Provided data.
---*---

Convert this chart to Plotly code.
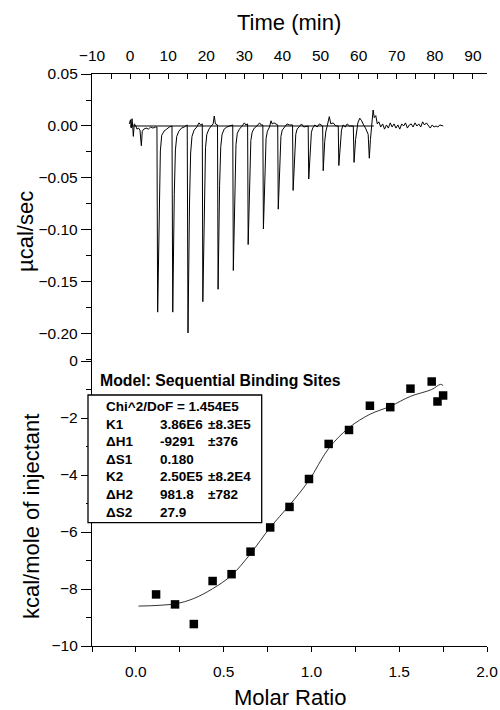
import plotly.graph_objects as go

# raw thermogram (time in min, power in ucal/sec)
raw_time = [
    -0.2, 0.1, 0.3, 0.5, 0.7, 0.85, 1.1, 1.4, 1.8, 2.2, 2.6, 2.95, 3.2, 3.6, 4.2, 4.8, 5.4, 6.0, 6.6, 7.05,
    7.24, 7.65, 7.95, 8.3, 8.9, 9.6, 10.3, 11.0,
    11.2, 11.6, 11.9, 12.25, 12.8, 13.5, 14.2, 15.0,
    15.2, 15.6, 15.9, 16.25, 16.8, 17.5, 18.1, 18.5, 18.95,
    19.1, 19.5, 19.8, 20.15, 20.7, 21.3, 21.8, 22.1, 22.4, 22.95,
    23.1, 23.5, 23.8, 24.15, 24.7, 25.4, 26.1, 26.95,
    27.1, 27.5, 27.8, 28.15, 28.7, 29.4, 30.0, 30.4, 30.85,
    31.0, 31.4, 31.7, 32.05, 32.6, 33.3, 34.0, 34.4, 34.85,
    35.0, 35.4, 35.7, 36.05, 36.6, 37.0, 37.3, 37.8, 38.75,
    38.9, 39.3, 39.6, 39.95, 40.5, 41.2, 41.8, 42.65,
    42.8, 43.2, 43.5, 43.85, 44.4, 45.0, 45.6, 46.75,
    46.9, 47.3, 47.6, 47.95, 48.5, 49.1, 49.7, 50.55,
    50.7, 51.1, 51.4, 51.75, 52.0, 52.3, 52.7, 53.3, 54.0, 54.65,
    54.8, 55.2, 55.5, 55.9, 56.5, 57.0, 57.6, 58.6,
    58.8, 59.2, 59.5, 59.8, 60.3, 60.8, 61.3, 61.8, 62.5,
    62.8, 63.1, 63.4, 63.8, 64.1, 64.5, 64.9, 65.3,
    65.8, 66.3, 66.8, 67.3, 67.8, 68.3, 68.8, 69.3, 69.8, 70.3, 70.8, 71.3,
    71.8, 72.3, 72.8, 73.3, 73.8, 74.3, 74.8, 75.3, 75.8, 76.3, 76.8, 77.3,
    77.8, 78.3, 78.8, 79.3, 79.8, 80.3, 80.8, 81.3, 81.8, 82.2,
]
raw_power = [
    0.002, 0.006, -0.002, 0.007, -0.001, -0.010, 0.002, 0.001, -0.003, -0.002, -0.004, -0.019, -0.005, -0.003, -0.002, -0.003, -0.001, -0.002, -0.001, -0.001,
    -0.179, -0.068, -0.024, -0.009, -0.005, -0.003, -0.001, 0.000,
    -0.179, -0.066, -0.023, -0.010, -0.005, -0.002, -0.001, 0.001,
    -0.199, -0.074, -0.026, -0.010, -0.004, -0.001, 0.003, 0.001, 0.002,
    -0.169, -0.062, -0.021, -0.008, -0.003, 0.000, 0.002, 0.0096, 0.002, 0.001,
    -0.157, -0.057, -0.020, -0.008, -0.003, -0.001, 0.000, 0.001,
    -0.139, -0.051, -0.018, -0.007, -0.003, 0.000, 0.003, 0.001, 0.002,
    -0.114, -0.042, -0.014, -0.006, -0.002, 0.000, 0.003, 0.001, 0.001,
    -0.099, -0.036, -0.012, -0.005, -0.001, 0.005, 0.002, 0.003, 0.001,
    -0.080, -0.029, -0.010, -0.004, -0.001, 0.002, 0.001, 0.001,
    -0.062, -0.023, -0.008, -0.003, 0.000, 0.002, -0.001, 0.000,
    -0.051, -0.018, -0.006, -0.002, 0.001, -0.001, 0.002, 0.000,
    -0.043, -0.015, -0.005, 0.000, 0.004, 0.009, 0.002, 0.003, 0.000, 0.000,
    -0.038, -0.013, -0.004, 0.001, -0.001, 0.002, 0.000, 0.000,
    -0.035, -0.013, -0.003, 0.003, 0.0075, 0.005, 0.001, -0.002, -0.008,
    -0.031, -0.013, 0.000, 0.0154, 0.008, 0.010, 0.002, 0.004,
    -0.001, 0.002, -0.003, 0.001, -0.002, 0.003, -0.001, 0.002, -0.002, 0.001, -0.003, 0.002,
    0.000, 0.003, -0.002, 0.001, 0.002, -0.001, 0.003, 0.000, 0.002, -0.001, 0.004, 0.001,
    0.003, 0.000, -0.002, 0.001, -0.001, 0.000, -0.001, 0.001, 0.000, 0.000,
]
baseline_time = [0.0, 64.0]
baseline_power = [0.0, 0.0]

# integrated heats
molar_ratio = [0.115, 0.223, 0.330, 0.437, 0.545, 0.653, 0.765, 0.875, 0.986,
               1.098, 1.214, 1.333, 1.449, 1.564, 1.685, 1.718, 1.750]
kcal_per_mol = [-8.19, -8.54, -9.23, -7.72, -7.48, -6.69, -5.84, -5.12, -4.14,
                -2.91, -2.42, -1.57, -1.62, -0.97, -0.72, -1.42, -1.21]

# fitted curve
fit_ratio = [0.015, 0.223, 0.327, 0.437, 0.545, 0.653, 0.765, 0.875, 0.986,
             1.098, 1.214, 1.333, 1.449, 1.564, 1.685, 1.735, 1.750]
fit_kcal = [-8.60, -8.52, -8.34, -7.99, -7.52, -6.76, -5.84, -5.06, -4.19,
            -3.07, -2.34, -1.87, -1.59, -1.24, -1.00, -0.82, -0.86]

model_name = "Model: Sequential Binding Sites"
chi_line = "Chi^2/DoF = 1.454E5"
param_names = ["K1", "ΔH1", "ΔS1", "K2", "ΔH2", "ΔS2"]
param_values = ["3.86E6", "-9291", "0.180", "2.50E5", "981.8", "27.9"]
param_errors = ["±8.3E5", "±376", "", "±8.2E4", "±782", ""]

FONT = "Arial, Liberation Sans, sans-serif"
W, H = 500, 710
L, R, T, B = 92, 13, 74, 64
PH = H - T - B
PW = W - L - R
split = (H - B - 361) / PH


def px(x):
    return (x - L) / PW


def py(y):
    return (H - B - y) / PH


fig = go.Figure()
fig.add_trace(go.Scatter(x=raw_time, y=raw_power, mode="lines",
                         line=dict(color="black", width=1), xaxis="x", yaxis="y"))
fig.add_trace(go.Scatter(x=baseline_time, y=baseline_power, mode="lines",
                         line=dict(color="black", width=1), xaxis="x", yaxis="y"))
fig.add_trace(go.Scatter(x=fit_ratio, y=fit_kcal, mode="lines",
                         line=dict(color="black", width=0.8, shape="spline"),
                         xaxis="x2", yaxis="y2"))
fig.add_trace(go.Scatter(x=molar_ratio, y=kcal_per_mol, mode="markers",
                         marker=dict(symbol="square", size=8.5, color="black"),
                         xaxis="x2", yaxis="y2"))

ax = dict(showgrid=False, zeroline=False, showline=True, linecolor="black",
          linewidth=1.3, tickcolor="black", tickwidth=1.3, automargin=False,
          tickfont=dict(family=FONT, size=15.5, color="black"))

fig.update_layout(
    width=W, height=H,
    margin=dict(l=L, r=R, t=T, b=B, autoexpand=False),
    paper_bgcolor="white", plot_bgcolor="white",
    showlegend=False,
    font=dict(family=FONT, color="black"),
    xaxis=dict(ax, domain=[0, 1], anchor="y", side="top", range=[-10, 93.7],
               tick0=-10, dtick=10, ticks="inside", ticklen=5, ticklabelstandoff=6,
               minor=dict(dtick=5, ticks="inside", ticklen=5, tickcolor="black", tickwidth=1.3)),
    yaxis=dict(ax, domain=[split, 1], anchor="x", range=[-0.226, 0.05],
               tick0=0, dtick=0.05, tickformat=".2f", ticks="outside", ticklen=10,
               minor=dict(dtick=0.025, ticks="outside", ticklen=5, tickcolor="black", tickwidth=1.3)),
    yaxis3=dict(ax, overlaying="y", anchor="x", side="right", range=[-0.226, 0.05],
                tick0=0, dtick=0.025, ticks="inside", ticklen=5, showticklabels=False),
    xaxis2=dict(ax, domain=[0, 1], anchor="y2", range=[-0.25, 2.0],
                tick0=0, dtick=0.5, tickformat=".1f", ticks="outside", ticklen=5, ticklabelstandoff=6,
                minor=dict(dtick=0.25, ticks="outside", ticklen=5, tickcolor="black", tickwidth=1.3)),
    xaxis3=dict(ax, overlaying="x2", anchor="y2", side="top", range=[-0.25, 2.0],
                tick0=0, dtick=0.25, ticks="inside", ticklen=5, showticklabels=False),
    yaxis2=dict(ax, domain=[0, split], anchor="x2", range=[-10, 0],
                tick0=0, dtick=2, ticks="outside", ticklen=10,
                minor=dict(dtick=1, ticks="outside", ticklen=5, tickcolor="black", tickwidth=1.3)),
    yaxis4=dict(ax, overlaying="y2", anchor="x2", side="right", range=[-10, 0],
                tick0=0, dtick=1, ticks="inside", ticklen=6, showticklabels=False),
)

# parameter box
fig.add_shape(type="rect", xref="paper", yref="paper",
              x0=px(88), x1=px(261.7), y0=py(522.7), y1=py(395),
              line=dict(color="black", width=1.3), fillcolor="white", layer="above")

annots = [
    dict(text="Time (min)", x=px(289), y=py(22), font=dict(size=22)),
    dict(text="Molar Ratio", x=px(290), y=py(697), font=dict(size=22)),
    dict(text="µcal/sec", x=px(25), y=py(232), textangle=-90, font=dict(size=22)),
    dict(text="kcal/mole of injectant", x=px(31), y=py(517), textangle=-90, font=dict(size=22)),
    dict(text="<b>" + model_name + "</b>", x=px(98), y=py(380.7), xanchor="left", font=dict(size=15.8)),
    dict(text="<b>" + chi_line + "</b>", x=px(104), y=py(406.7), xanchor="left", font=dict(size=13.5)),
]
rows_y = [424.3, 441.7, 459, 476.7, 494.3, 512.3]
for name, val, err, yy in zip(param_names, param_values, param_errors, rows_y):
    annots.append(dict(text="<b>" + name + "</b>", x=px(104), y=py(yy), xanchor="left", font=dict(size=13.5)))
    annots.append(dict(text="<b>" + val + "</b>", x=px(157.5), y=py(yy), xanchor="left", font=dict(size=13.5)))
    if err:
        annots.append(dict(text="<b>" + err + "</b>", x=px(206), y=py(yy), xanchor="left", font=dict(size=13.5)))

for a in annots:
    a.setdefault("xanchor", "center")
    a.update(xref="paper", yref="paper", yanchor="middle", showarrow=False)
    a["font"] = dict(family=FONT, color="black", **a["font"])
    fig.add_annotation(**a)

fig.write_html("out.html", config={"displayModeBar": False},
               post_script="document.body.style.margin='0';")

---*---

Exercise goal. Write out each line of the listing above, exactly, from its first line to the line holding "import plotly.graph_objects as go", inclusive. Skip the pictures.

Task answer.
Convert this chart to Plotly code.
import plotly.graph_objects as go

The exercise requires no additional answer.